Matthew Wood, also of Balanced Sports, reacts to the bans dished out by the ICC to Salman Butt (10 years), Mohammad Asif (7 years) and Mohammad Amir (5 years) for their part in the spot fixing scandal.
An ICC tribunal has announced that the three Pakistani cricketers accused of spot-fixing during their tour of England last year have been suspended for lengthy stretches. Then-captain Salman Butt received the heaviest ban, a 10-year suspension of which five years are suspended. 28-year old fast bowler Mohammed Asif was sanctioned for seven years including two suspended; the brightest young thing in world bowling circles, Mohammed Amir, received a five year ban.
Though spot-fixing is not as harmful to the game as match-fixing, it still remains an open lesion where players can earn money for sabotaging their own performances, which by extension detracts from their team’s displays. The ICC needed to send a message that accepting bribes for any poor performance is unacceptable in the extreme and by removing those individuals from the game for what equates to five years, it has ensured that all three will feel financial and public pressure as a result of their misbehaviour.
Given the state of Pakistan cricket and that nation’s variegated selection policy of past years, the bans probably aren’t quite strong enough. Butt and Amir particularly will almost certainly return to represent their country at the highest level. By the time he returns, Amir – for whom there has been the most public sympathy and who has said that he will appeal the sentence – will only be twenty-three and entering his peak years as a bowler. His appeal will likely be based on his stance that he was just “following orders”. Butt, whose heavier sentence confirms suspicions he was the ringleader, will be 31 in five years and liable still to be the best opener in Pakistan.
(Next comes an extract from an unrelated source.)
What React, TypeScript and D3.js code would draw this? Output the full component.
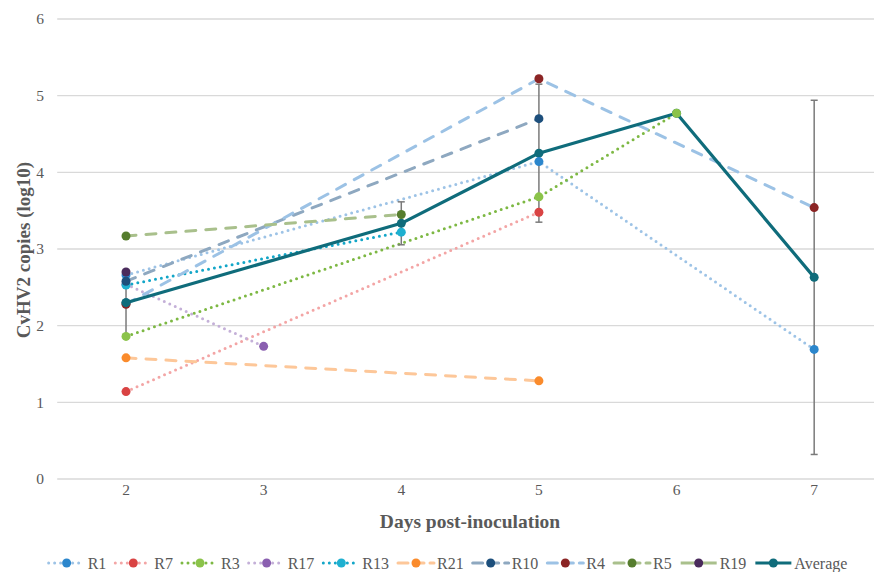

Though probably generous, five years seems close to the mark when Hansie Cronje and Salim Malik were dealt life bans for rigging the outcomes of matches. There is a strong body of opinion that any acceptance of bribes on-field should be an automatic expulsion from the game – that valuing financial reward more than the sport’s virtue is enough to earn you the lifelong scorn of your peers and public. When I first heard about the “incidents” in August, that was my first reaction.
But what that doesn’t take into account is a Western judicial tendency to allow second chances. Should Amir, Asif and Butt have been expelled from the game for life, others may have learnt from their idiocy but would the trio get a chance to reform? To rehabilitate? It’s unlikely; they would be sent back to Pakistan to live the rest of their lives in admonishment. Punitive action must hurt the offenders no doubt; but any government should at least allow offenders the chance for remorse at a later date – if not, they risk becoming a dictatorship, something the ICC is loath to appear. When taking into account Amir’s testimony, life-bans became increasingly more unlikely as small doubts grew as to whether the bowling pair were acting under captain’s instruction. That suspended penalties have been assigned is the most ludicrous part of this sentence: the players knew their actions were illegal and ban-worthy: so having the threat of another ban around their necks is unlikely to stop them offending a second time. Perhaps a greater deterrent would have been to combine the years: Salman Butt could be reinstated at 35 and Asif at 35. That way each player has the slim chance of righting their wrongs at international level.
That only five years was meted out after the life bans were mooted may however be a decision which encourages burgeoning spot-fixers. If the remuneration is lucrative enough, a player may make the cost/benefit analysis that five years of their career is a price worth paying for millions of dollars. As a deterrent, a five-year ban only barely registers. The ICC has delved into the same muddy waters of the debate about capital punishment: is the deterrent effect worth the human cost?
Though guilty of Herschelle Gibbs-style dropping the ball on many occasion, the ICC has employed the right selection of tribunal panellists and the Pakistani trio have been found guilty after having evidence presented from all sides and the opportunity to defend themselves. Both the process and the verdict were arrived at fairly, and though sanctions took time to administer the process was (by ICC standards) transparent. The Pakistani Three’s will have to live with their sanctions. The International Cricket Council will have to live with the precedent they’ve set.